DBRS Assigns Provisional Ratings of A (low) with Stable Trends to the Private Activity Bonds and TIFIA Loan of Kiewit Meridiam Partners LLC
InfrastructureDBRS Limited (DBRS) assigned provisional ratings of A (low) with Stable trends to the $120.8 million Private Activity Bonds (par and premium) and the $416.0 million TIFIA (Transportation Infrastructure Finance and Innovation Act) Loan in support of the Kiewit Meridiam Partners Central 70 Project (the Project). Kiewit Meridiam Partners LLC (ProjectCo) is the special-purpose vehicle that is responsible for the design, construction, financing, operation, maintenance and rehabilitation of the Project, spanning a ten-mile section including the redesign of a portion of the I-70 East highway in Denver, Colorado that stretches from I-25 on the west end of the corridor to Tower Road on the east end of the corridor. The public-sector counterparty is the Colorado Bridge Enterprise and the Colorado High-Performance Transportation Enterprise (collectively, the Enterprises), both divisions of the Colorado Department of Transportation.

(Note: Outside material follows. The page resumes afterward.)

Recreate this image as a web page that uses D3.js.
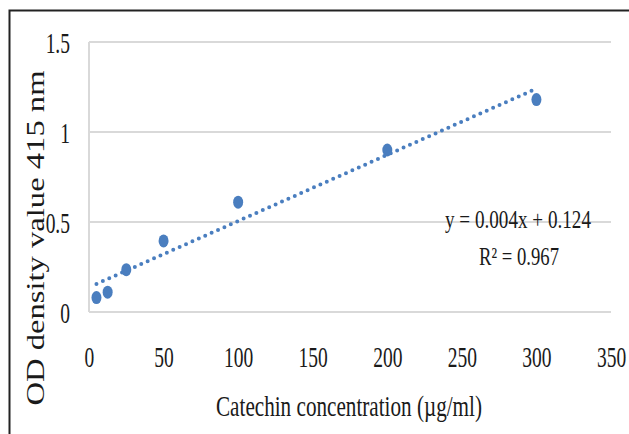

The Project involves work on approximately ten miles of the I-70 corridor that includes restriping from I-25 to Brighton Boulevard, lowering the highway below grade from Brighton Boulevard to Colorado Boulevard, full reconstruction from Colorado Boulevard to Sand Creek and widening from Sand Creek to Chambers Road and operating and maintenance (O&M) responsibilities beyond construction from Chambers Road to Tower Road. The Project entails typical O&M activities relating to the roadway and covered portions below the top cover including cleaning, sweeping and landscaping as well as snow and ice removal. The Enterprises will make construction milestone payments, a substantial completion payment and availability-based payments during the service phase.
The Project’s contractual framework is similar to other availability-based PPP projects rated by DBRS, consisting of a construction phase and a service phase. ProjectCo plans to complete construction of the Project by March 25, 2022 (the scheduled Substantial Completion date). A 30-year service phase will follow.
DBRS assesses the construction phase to be of low complexity. The majority of the corridor will be at-grade but includes the removal of an existing viaduct and construction of a section below grade with a cover over the highway between Columbine Street and Clayton Street. This scope of work will be completed using the cut and cover method and there are several preceding North American projects that have used this technique for sub-grade construction work. Kiewit Infrastructure Company (the Construction Contractor) will assume ProjectCo’s design and construction responsibilities under a traditional fixed-price date-certain contract priced at $811.4 million. The Construction Contractor’s obligations are guaranteed by Kiewit Infrastructure Group, Inc., and further supported with a 4.36% letter of credit (LC) and a 50% payment and performance bond throughout the entire construction phase. The 30% liability cap of the Construction Contractor is lower than would be typically accepted on precedent PPP projects in this rating category, although DBRS considers this to be compensated by the balance of the security package. The LC is sized to 12 months of liquidated damages.
During the service phase, ProjectCo will subcontract its O&M responsibilities to Roy Jorgensen Associates, Inc. (the Maintenance Contractor) for the first ten years of the service phase (until March 25, 2032) under a fixed-price contract. Thereafter, ProjectCo can choose to either self-perform or renegotiate terms with the Maintenance Contractor for continued O&M of the project infrastructure. ProjectCo’s life cycle budget is approximately $67.0 million (in real terms). A performance bond of 100% of annual O&M is also provided as part of the performance security package in the operations phase. ProjectCo is providing a 50% O&M Reserve Account as required by TIFIA.
A Major Maintenance Reserve Account (MMRA) (100%/75%/50%/25% of forecasted rehabilitation expenditures) will be provided with an annual Lenders’ Technical Advisor (LTA) review and certification. The lifecycle tasks will not be subject to a dynamic look-forward lifecycle reserving mechanism requiring inspections in specified years over the operations period; however, the MMRA provides annual inspections certified by the LTA with reserving based on each updated annual review and is therefore viewed as equal from a credit perspective. The O&M Contract features a limit of liability with an annual cap of 50% of annual O&M payments and a post-termination cap of 150% of annual O&M payments (index-linked) with the full amount of 150% of annual O&M payments (index-linked) available in the year of termination.
The O&M resiliency of 120.7% and lifecycle resiliency of 37.9% are nonetheless supportive of the ratings. The minimum debt service coverage ratio during the operations phase is 1.25 times (x) and a distribution cut-off of 1.20x.
Notes:
All figures are in U.S. dollars unless otherwise noted.
The principal methodology is Rating Public-Private Partnerships, which can be found on dbrs.com under Methodologies.